A majority of executives feel their Boards are increasingly concerned about their personal liability from fraud, bribery and corruption, however, such executives believe that their Boards are not sufficiently prepared to deal with the new risks from fraud and corruption as companies return to growth.
A recent survey of more than 1400 CFOs and heads of internal audit, legal and compliance in major companies across 36 countries found that 81 per cent of Australian executives believe that their Boards are worried about this issue, as well as executives in Latin America (95 per cent), the Middle East and Africa (87 per cent) and Central and Eastern Europe (84 per cent).
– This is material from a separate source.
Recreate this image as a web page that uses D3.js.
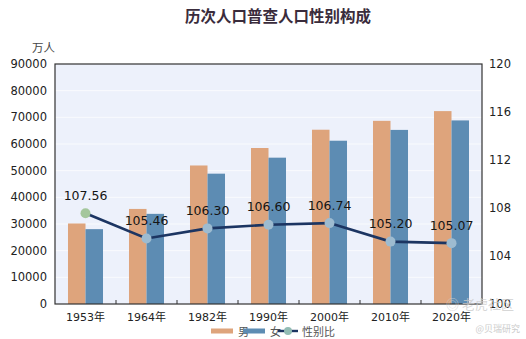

The survey, which was conducted by Ernst & Young, also found that fraud appears to be increasing significantly in some regions. For example, in Western Europe, the number of companies that had experienced a significant instance of fraud in the past two years increased from 10 per cent to 21 per cent. Fraud levels also remain high in Latin America (21 per cent) and the Middle East and Africa (18 per cent).
“Increased enforcement against fraud, bribery and corruption is a priority in many major markets,” said David Stulb, Ernst & Young’s global fraud investigation & dispute services leader.
“Individual executives and directors will not be immune from prosecution.”
However, despite Boards’ concern, they do not appear to be behaving in a way that would increase their own protection.
Worryingly, only four out of ten CFOs had been asked to perform a review of anti-fraud and corruption controls in the previous 12 months, and only 28 per cent had been asked to produce a fraud risk assessment.
“Given the pressure on corporate resources, prioritising anti-fraud and anti-corruption efforts is essential,” said Stulb.
“Regularly scheduled assessments of risks in particular businesses and markets are prudent and help those in risk management functions to triage the most pressing situations.”
Having coped through the downturn, many companies are now looking for new growth opportunities, which may come through entering new markets or making acquisitions.
These efforts can expose companies to numerous new risks, potentially including corruption issues. To minimise such risks, businesses have to undertake thorough, focused pre-acquisition due diligence.
The survey found that up to 54 per cent of companies in Australia undertake post-acquisition due diligence, which compared well against Japan (40 per cent) and Central and Eastern Europe (38 per cent).
“When growth returns, we expect more challenges, more potential for fraud, more exposure to corruption and more interest from regulators,” said Stulb.
“In the coming months, if they haven’t done so already, companies will need to review or improve their procedures to achieve long term sustainable and ethical growth.”